In age, Mrs. Kent is between Bunk and Howard. She moved here as a teen, has lived here for 70 years and is sharp as a tack and delightfully feisty.

After we got through the basic greetings, I asked her theory on The Antlers’ origin.

“Well,” she said, “I think it came about by mistake.”

“How’s that?” I asked.

“Because” she said. “there never was an Antlers.”

“Oh?” I said.

“I read your article, and when I read Antlers, I kept turning it over in my mind. Antlers, Antlers, Antlers,” she said. “And suddenly I remembered something, Adler’s.”

“What’s Adler’s?” I asked.

“It was a bar on Dorsey Street, near the bridge. It was pretty run down and disreputable looking, and at some point it got torn down.”

“OK,” I said.

“So I think that’s where the rumor, and the name, came from. Somehow, after the story getting told and retold, Adler’s became Antlers.”

And then it hit me — the story Howard told about that exercise at Camp Drum.
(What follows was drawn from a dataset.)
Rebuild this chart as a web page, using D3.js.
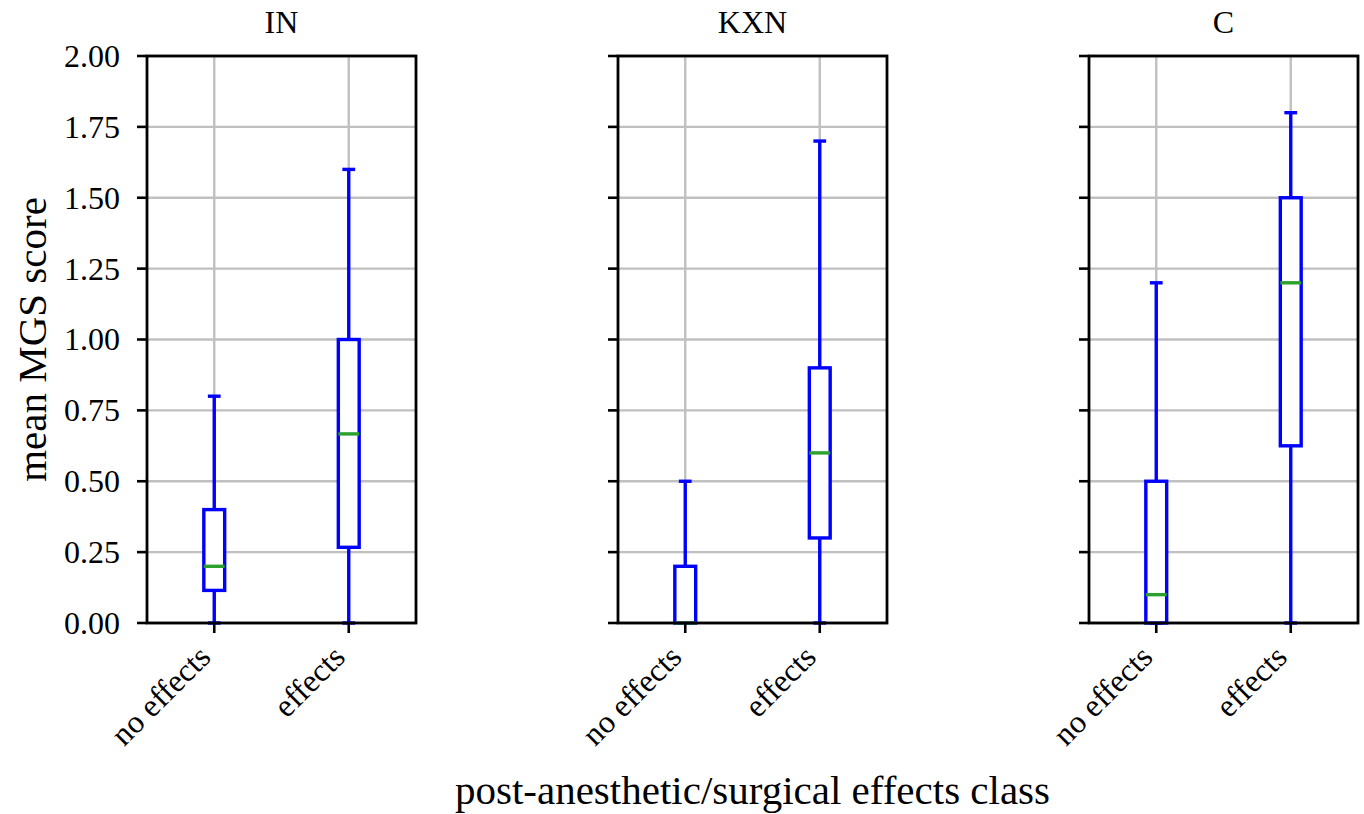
<!DOCTYPE html>
<html>
<head>
<meta charset="utf-8">
<script src="https://cdn.jsdelivr.net/npm/d3@7"></script>
<style>
  body { margin: 0; background: #fff; }
</style>
</head>
<body>
<svg id="chart" width="1364" height="814"></svg>
<script>
// panels and classes
const panels = ["IN", "KXN", "C"];
const classes = ["no effects", "effects"];

// box stats per panel, order follows classes
const whiskerLow = [[0, 0], [0, 0], [0, 0]];
const q1 = [[0.115, 0.267], [0, 0.30], [0, 0.625]];
const medians = [[0.20, 0.667], [0, 0.60], [0.10, 1.20]];
const q3 = [[0.40, 1.00], [0.20, 0.90], [0.50, 1.50]];
const whiskerHigh = [[0.80, 1.60], [0.50, 1.70], [1.20, 1.80]];

const yTicks = [0, 0.25, 0.5, 0.75, 1.0, 1.25, 1.5, 1.75, 2.0];

const panelLeft = [147, 618, 1089];
const panelWidth = 269;
const plotTop = 56, plotBottom = 623;
const serif = "'Liberation Serif', 'DejaVu Serif', serif";
const tickSize = 32, labelSize = 41;

const svg = d3.select("#chart");

const y = d3.scaleLinear().domain([0, 2]).range([plotBottom, plotTop]);

panels.forEach(function (name, p) {
    let x = d3.scaleLinear().domain([0.5, 2.5]).range([panelLeft[p], panelLeft[p] + panelWidth]);
    let g = svg.append("g");

    // grid
    g.selectAll(".hgrid").data(yTicks).enter().append("line")
        .attr("x1", x(0.5)).attr("x2", x(2.5))
        .attr("y1", d => y(d)).attr("y2", d => y(d))
        .attr("stroke", "#c0c0c0").attr("stroke-width", 2.4);
    g.selectAll(".vgrid").data(classes).enter().append("line")
        .attr("x1", (d, i) => x(i + 1)).attr("x2", (d, i) => x(i + 1))
        .attr("y1", y(0)).attr("y2", y(2))
        .attr("stroke", "#c0c0c0").attr("stroke-width", 2.4);

    // boxes
    let boxW = 0.155, capW = 0.095;
    classes.forEach(function (c, i) {
        let cx = i + 1;
        let bg = g.append("g").attr("stroke", "#0000ff").attr("stroke-width", 3.4).attr("fill", "none");
        // whiskers
        bg.append("line").attr("x1", x(cx)).attr("x2", x(cx))
            .attr("y1", y(q3[p][i])).attr("y2", y(whiskerHigh[p][i]));
        bg.append("line").attr("x1", x(cx)).attr("x2", x(cx))
            .attr("y1", y(q1[p][i])).attr("y2", y(whiskerLow[p][i]));
        // caps
        bg.append("line").attr("x1", x(cx - capW / 2)).attr("x2", x(cx + capW / 2))
            .attr("y1", y(whiskerHigh[p][i])).attr("y2", y(whiskerHigh[p][i]));
        bg.append("line").attr("x1", x(cx - capW / 2)).attr("x2", x(cx + capW / 2))
            .attr("y1", y(whiskerLow[p][i])).attr("y2", y(whiskerLow[p][i]));
        // box
        bg.append("rect")
            .attr("x", x(cx - boxW / 2)).attr("width", x(cx + boxW / 2) - x(cx - boxW / 2))
            .attr("y", y(q3[p][i])).attr("height", y(q1[p][i]) - y(q3[p][i]))
            .attr("fill", "#fff");
        // median
        g.append("line").attr("x1", x(cx - boxW / 2)).attr("x2", x(cx + boxW / 2))
            .attr("y1", y(medians[p][i])).attr("y2", y(medians[p][i]))
            .attr("stroke", "#2ca02c").attr("stroke-width", 3.4);
    });

    // frame
    g.append("rect").attr("x", x(0.5)).attr("y", y(2))
        .attr("width", x(2.5) - x(0.5)).attr("height", y(0) - y(2))
        .attr("fill", "none").attr("stroke", "#000").attr("stroke-width", 2.8);

    // y ticks
    g.selectAll(".ytick").data(yTicks).enter().append("line")
        .attr("x1", x(0.5) - 10).attr("x2", x(0.5))
        .attr("y1", d => y(d)).attr("y2", d => y(d))
        .attr("stroke", "#000").attr("stroke-width", 2.6);
    if (p === 0) {
        g.selectAll(".ylab").data(yTicks).enter().append("text")
            .attr("x", x(0.5) - 27).attr("y", d => y(d))
            .attr("dy", "0.34em")
            .attr("text-anchor", "end")
            .attr("font-family", serif)
            .attr("font-size", tickSize)
            .text(d => d.toFixed(2));
    }

    // x ticks
    g.selectAll(".xtick").data(classes).enter().append("line")
        .attr("x1", (d, i) => x(i + 1)).attr("x2", (d, i) => x(i + 1))
        .attr("y1", y(0)).attr("y2", y(0) + 10)
        .attr("stroke", "#000").attr("stroke-width", 2.6);
    g.selectAll(".xlab").data(classes).enter().append("text")
        .attr("transform", (d, i) => "translate(" + (x(i + 1) - 2) + "," + (y(0) + 36) + ")rotate(-45)")
        .attr("text-anchor", "end")
        .attr("font-family", serif)
        .attr("font-size", tickSize)
        .text(d => d);

    // title
    g.append("text")
        .attr("x", (x(0.5) + x(2.5)) / 2).attr("y", 33)
        .attr("text-anchor", "middle")
        .attr("font-family", serif)
        .attr("font-size", tickSize)
        .text(name);
});

// axis labels
svg.append("text")
    .attr("transform", "translate(46," + (plotTop + plotBottom) / 2 + ")rotate(-90)")
    .attr("text-anchor", "middle")
    .attr("font-family", serif)
    .attr("font-size", labelSize)
    .text("mean MGS score");

svg.append("text")
    .attr("x", panelLeft[1] + panelWidth / 2).attr("y", 804)
    .attr("text-anchor", "middle")
    .attr("font-family", serif)
    .attr("font-size", labelSize)
    .text("post-anesthetic/surgical effects class");
</script>
</body>
</html>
At long last, and after all those years, it made perfect sense: The name, the general location, and the sleazy ambiance of Adler’s gin mill shed their actual trappings, and transformed into — Voila! — The Antlers, legendary cathouse!

Now, after doing as much research as I could and coming up with no proof The Antlers ever existed here as a bar, a bordello or anything other than a deer or moose’s rack, do I think I’ve laid that rumor to rest?

Of course not.

People almost always believe what they want — facts be damned — especially if what they believe is a popular tale from their Gilded Youth.

It was stated so well in the Western movie classic “The Man Who Shot Liberty Valance”: “When the legend becomes fact, print the legend.”

Or in the case of the Antlers and My Home Town — speak it.